What’s the science behind starting a fire with flint and steel? Striking steel against flint produces sparks, but why? Outdoor survivalists often rely on flint and steel for fire-starting in the wilderness, but what makes this method effective compared to simply rubbing rocks together?
The crux lies in the goal of all fire-starting methods: generating sufficient heat to ignite a fuel source. When flint and steel are scraped together, the iron in the steel reacts with the surrounding air upon contact with the flint, producing heat rapidly. This mechanism, akin to how a classic pocket lighter functions, initiates oxidation, a chemical process where a substance combines with oxygen, altering its properties. In the case of iron, this oxidation process, commonly known as rusting, generates heat.

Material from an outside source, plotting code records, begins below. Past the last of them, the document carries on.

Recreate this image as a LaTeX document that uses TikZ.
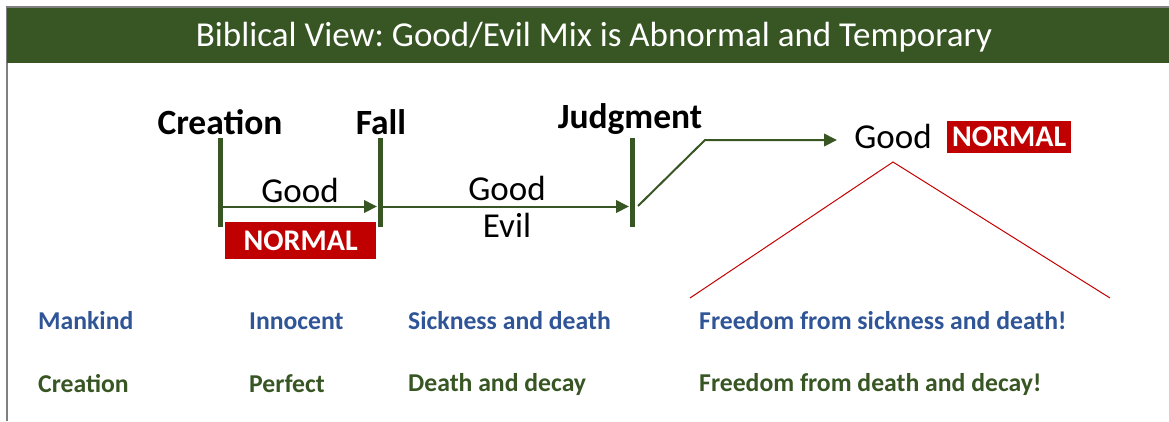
\documentclass[tikz,border=0pt]{standalone}
\usepackage{fontspec}
\setmainfont{Carlito}
\usetikzlibrary{arrows.meta}
\definecolor{hdrgreen}{HTML}{375623}
\definecolor{txtblue}{HTML}{2F5597}
\definecolor{nred}{HTML}{C00000}
\definecolor{framegray}{HTML}{808080}
\frenchspacing
\tikzset{
  lbl/.style={font=\fontsize{35.5}{38}\selectfont\bfseries, text=black, inner sep=0pt},
  plain/.style={font=\fontsize{35}{38}\selectfont, text=black, inner sep=0pt},
  normalbox/.style={fill=nred, text=white, font=\fontsize{30}{32}\selectfont\bfseries, inner sep=0pt, anchor=north west},
  bar/.style={draw=hdrgreen, line width=5pt},
  arr/.style={draw=hdrgreen, line width=2pt, -{Triangle[length=13pt,width=12.5pt]}},
  row/.style={font=\fontsize{25.7}{28}\selectfont\bfseries, inner sep=0pt, anchor=west},
}
\begin{document}
\begin{tikzpicture}[x=1pt,y=-1pt]
\useasboundingbox (0,0) rectangle (1169,421);
% frame
\draw[framegray, line width=1.5pt] (7,421) -- (7,7) -- (1169,7);
\fill[hdrgreen] (7,8) rectangle (1169,63);
\node[font=\fontsize{35}{38}\selectfont, text=white, inner sep=0pt] (title) at (594,37) {Biblical View: Good/Evil Mix is Abnormal and Temporary};

% labels
\node[lbl] (creation) at (220,122) {Creation};
\node[lbl] (fall) at (381,122) {Fall};
\node[lbl] (judgment) at (630,119) {Judgment};

% bars
\coordinate (ct) at (220,138); \coordinate (cb) at (220,227);
\coordinate (ft) at (380.5,138); \coordinate (fb) at (380.5,227);
\coordinate (jt) at (632,138); \coordinate (jb) at (632,227);
\draw[bar] (ct) -- (cb);
\draw[bar] (ft) -- (fb);
\draw[bar] (jt) -- (jb);

% arrows
\coordinate (a1s) at (222.5,206.5); \coordinate (a1e) at (377,206.5);
\coordinate (a2s) at (383,206.5); \coordinate (a2e) at (629,206.5);
\draw[arr] (a1s) -- (a1e);
\draw[arr] (a2s) -- (a2e);
\coordinate (a3s) at (638,206); \coordinate (a3m) at (705,140); \coordinate (a3e) at (837,140);
\draw[arr] (a3s) -- (a3m) -- (a3e);

% texts on timeline
\node[plain] (good1) at (300,190) {Good};
\node[normalbox, minimum width=151pt, minimum height=37pt] (norm1) at (225,222) {NORMAL};
\node[plain] (good2) at (507,188) {Good};
\node[plain] (evil) at (507,225) {Evil};
\node[plain] (good3) at (893,136) {Good};
\node[normalbox, minimum width=124pt, minimum height=32pt] (norm2) at (947,121) {NORMAL};

% red triangle
\coordinate (apex) at (893,162);
\coordinate (tl) at (690,298);
\coordinate (tr) at (1110,298);
\draw[nred!90!red, line width=1pt] (tl) -- (apex) -- (tr);

% rows
\node[row, text=txtblue] (m1) at (38,321) {Mankind};
\node[row, text=txtblue] (m2) at (249,321) {Innocent};
\node[row, text=txtblue] (m3) at (408,321) {Sickness and death};
\node[row, text=txtblue] (m4) at (699,321) {Freedom from sickness and death!};
\node[row, text=hdrgreen] (c1) at (38,384) {Creation};
\node[row, text=hdrgreen] (c2) at (249,384) {Perfect};
\node[row, text=hdrgreen] (c3) at (408,384) {Death and decay};
\node[row, text=hdrgreen] (c4) at (699,384) {Freedom from death and decay!};
\end{tikzpicture}
\end{document}
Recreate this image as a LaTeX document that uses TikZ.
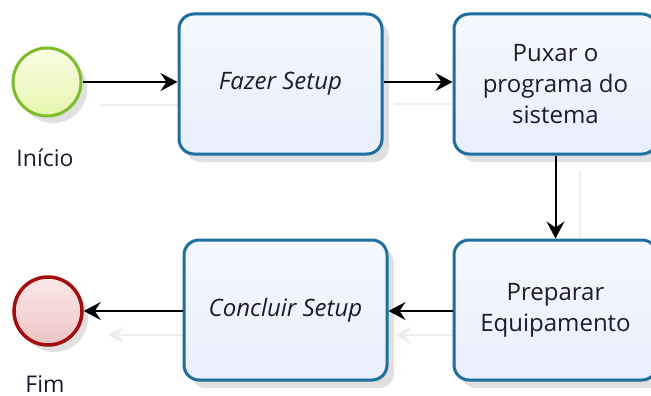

Early humans utilized flint for toolmaking due to its hardness, capable of shaping arrowheads and blades. Flint, being harder than steel, shaves off tiny iron fragments when struck against it.
While iron oxidizes slowly under normal circumstances, the shaved iron particles from steel oxidize almost instantaneously upon exposure to air, producing intensely hot sparks. The rapid oxidation is facilitated by the increased surface area of these iron shavings compared to bulk iron, resulting in a rapid release of energy in the form of heat. Sufficiently hot sparks can ignite dry kindling such as leaves or twigs, initiating a fire.
To facilitate the transition from sparks to flame, materials like steel shavings or char cloth are often employed, as they readily catch fire when exposed to the hot sparks. Historical methods involved scraping flint against other iron-rich rocks, such as pyrite, to generate sparks before the widespread production of steel.
Similar principles underpin other fire-starting technologies, such as magnesium fire starters, which leverage magnesium’s high combustion temperature. Matches, operating on a different set of chemical reactions, also aim to generate heat quickly to ignite a fuel source.
Accidental ignition through the generation of hot particles underscores the ubiquity of this phenomenon. For instance, wildland fires can start from sparks generated by dragging chains or clashing power lines, emphasizing the critical role of tiny, hot particles in fire initiation.